Last updated: February 6, 2012 12:56 pm

Indonesia GDP hits 6.5% in fourth quarter

Indonesia’s economy shrugged off faltering export growth to record a 6.5 per cent rise in fourth-quarter GDP, a level last seen before the 1990s Asian financial crisis.

The better than expected figures were due largely to continued investment and booming domestic consumption.

Full-year growth was also 6.5 per cent, the strongest performance since 1996.

The figures, said Leif Eskesen, an economist with HSBC, shows that Indonesia’s “domestically oriented economy humming quite nicely to its own tune”.

Domestic consumption and investment has enabled Indonesia to grow faster than its neighbours, such as Singapore, whose economies are more dependent on global trade flows and therefore more vulnerable to slowing export demand.

“Exports certainly will be hit by the global downturn, but our domestic market remained robust,” said Suryamin, head of Indonesia's statistics bureau.

Quarter on quarter, the economy contracted 1.3 per cent, in part because exports grew about 8 per cent in the fourth quarter, down from nearly 18 per cent growth previously. Part of that slowdown was due to easing of prices of commodities such as palm oil, of which Indonesia is a big producer.

Tai Hui, head of market research for southeast Asia at Standard Chartered, said he anticipated growth in Indonesia would moderate only slightly to 5.8 per cent for this year.

Mr Hui said that slowing exports would pinch headline growth, while investment and consumption would probably not continue growing fast enough to offset weak exports.

Nevertheless, said Mr Hui, the resilience of the local market means business confidence in Indonesia remains “incredibly strong”, far above the rest of southeast Asia.

But the fourth quarter's strong GDP figures also add to concerns that inflation could rise, particularly if the central bank – which has sounded noticeably dovish in recent statements – decides to cut rates at its monthly meeting on Thursday.

Inflation expectations are near three-year highs, according to RBS analysts.
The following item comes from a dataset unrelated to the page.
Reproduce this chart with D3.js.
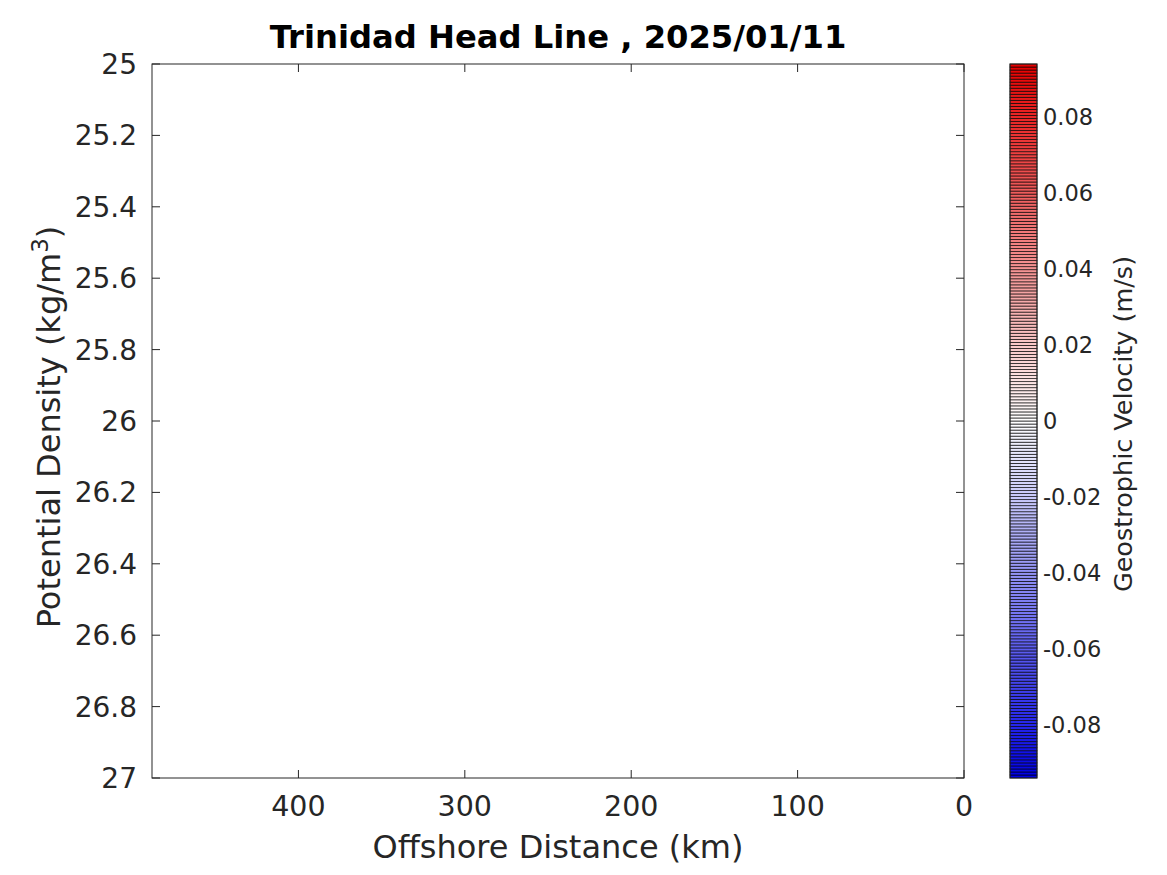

Although official inflation rates have fallen recently, most economists say that is partially because food prices spiked in 2010, meaning current inflation is being compared to a particularly high base.

The central bank last cut interest rates in November to 6 per cent, a record low. It then took the market by surprise in late January when it cut the rate it pays banks for depositing funds with the central bank, a move that would likely encourage banks to lend more into the market, explained Su Sian Lim, an economist at RBS.

The Jakarta Composite Index closed down just over 1 per cent.